Tiburcio, el primo de mi padre, mira con recelo las balas de plástico perfectamente enrollado que contienen la hierba recién segada. Él prefiere las metas de toda la vida, pero sus hijos han ganado por fin la batalla tras las largas discusiones. La explotación del caserío debe modernizarse adaptándose a los recursos de la época.
El caserío de Tiburcio se sitúa sobre una colina en el barrio de Jauregi, a caballo entre Hernani y Lasarte. Es ésta una tierra caliza, como toda la que rodea Hernani, donde la erosión propia de estos terrenos ha configurado un paisaje de formas redondeadas. Abundan los karsts y las dolinas , una de las cuales, cerca del caserío Agerre, vio hace años cegado su sumidero por las piedras que caían de la cantera de Santa Bárbara, dando lugar a la formación de una pequeña laguna que adorna el paisaje y que en mi infancia no existía. Abundan también las cuevas, como la que se abre a escasos pasos de la cumbre de Santa Bárbara, o la cueva del Caracol, a la que llamábamos así por sus galerías en espiral y en la que nos escondíamos huyendo de nuestros enemigos tribales en aquellas cruentas batallas infantiles.

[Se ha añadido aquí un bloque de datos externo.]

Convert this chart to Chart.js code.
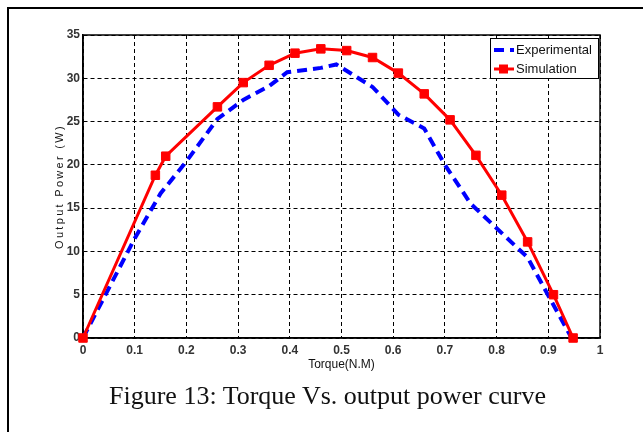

Aprendí a escalar trepando por los contrafuertes calizos de Santa Bárbara de la mano de Jesús, de Alberto y de Poto, aquellas tardes de primavera adolescente haciendo piras del Instituto. El cisne sale del estanque, rodea el árbol y vuelve a entrar en el estanque… poética nemotecnia del nudo Bulin. Ellos me enseñaron. Había vías de aburridos nombres numéricos, la cero, la uno y medio, la tres, otras de nombres inquietantes como la Malestar, otras, las más difíciles, tenían nombres de mujer como la Maite o, sobre todo, la Mariví, estaba el bombo de Berrio, un auténtico desafío a la gravedad, o la simpática Búho, en honor al búho que un día habitó la pequeña cueva que se abre sobre el diedro extraplomado que la corona.

1977 Había que equipar las vías ¡Prohibido caerse! sin arnés ni pies de gato. Por supuesto, asegurados a hombro.
Cuántas mágicas tardes contemplando, desde alguna exigua reunión, el paisaje de verdes colinas salpicadas de caseríos con sus prados cercados, las huertas dibujando figuras geométricas, los pequeños bosquecillos de robles y los pinares, la discreta actividad en torno al caserío, un pequeño grupo de hombres y mujeres con las guadañas, los rastrillos, el carro de bueyes cargado de hierba y las metas, con su mástil y la tela de saco en la cúspide.
Cuando Tiburcio mira su caserío, echa de menos las metas en la composición de ese paisaje familiar y su rostro, de ordinario sereno y de mirada noble, se turba en un gesto de desaprobación, quizá simplemente de inquietud. No en vano, desde que él nació, las metas estaban ahí, durante muchas generaciones antes que él han estado ahí formando parte del paisaje. O quizá de algo más que del paisaje.
Hoy, las nuevas generaciones que acuden a Santa Bárbara, los “freeclimbers” que invaden sus paredes armados de pies de gato y saquitos de magnesio, se deleitan en la contemplación cuando miran desde lo alto hacia el caserío del primo de mi padre, sin embargo, pocos reparan en el cambio sutil que se ha producido en el paisaje.
A mí me pasa como a Tiburcio: me gustan más las metas que las balas de plástico…Es curioso cómo, de pronto, una se da cuenta de este tipo de cambios en el paisaje que nos rodea; es la confirmación de que el tiempo pasa, del camino recorrido. Y no sólo afecta al paisaje como tal, sino también a los personajes que lo habitan. En un ambiente alejado del que describes, como es el urbano, también se aprecian estos cambios. En mi última guardia conversando con un compañero de mi edad, y que vivía en el mismo barrio que el mío, estuvimos recordando edificios que ya no están (el frontón, el viejo Atocha, y otros…) y pasamos luego a hablar de figuras ya desaparecidas: Ángel el sereno vestido con su capa, el hielero pertrechado con su enorme gancho para arrastrar los bloques de hielo, Juliana la casera que recogía la txerrijana a cambio de alguna hortaliza, Tomás el vendedor de cupones (de los «ciegos», se decía entonces), acompañado de su inseparable Abundio que vendía los periódicos junto a la tabacalera con su cigarrillo entre los labios, siempre iban riñendo y siempre juntos…Ya ves, paisajes urbanos y rurales, de un tiempo que permanece alojado en la memoria. Nos quedan muchos paisajes por conocer, que no nos falten las ganas de disfrutarlos ni la ocasión de compartirlos. Besos.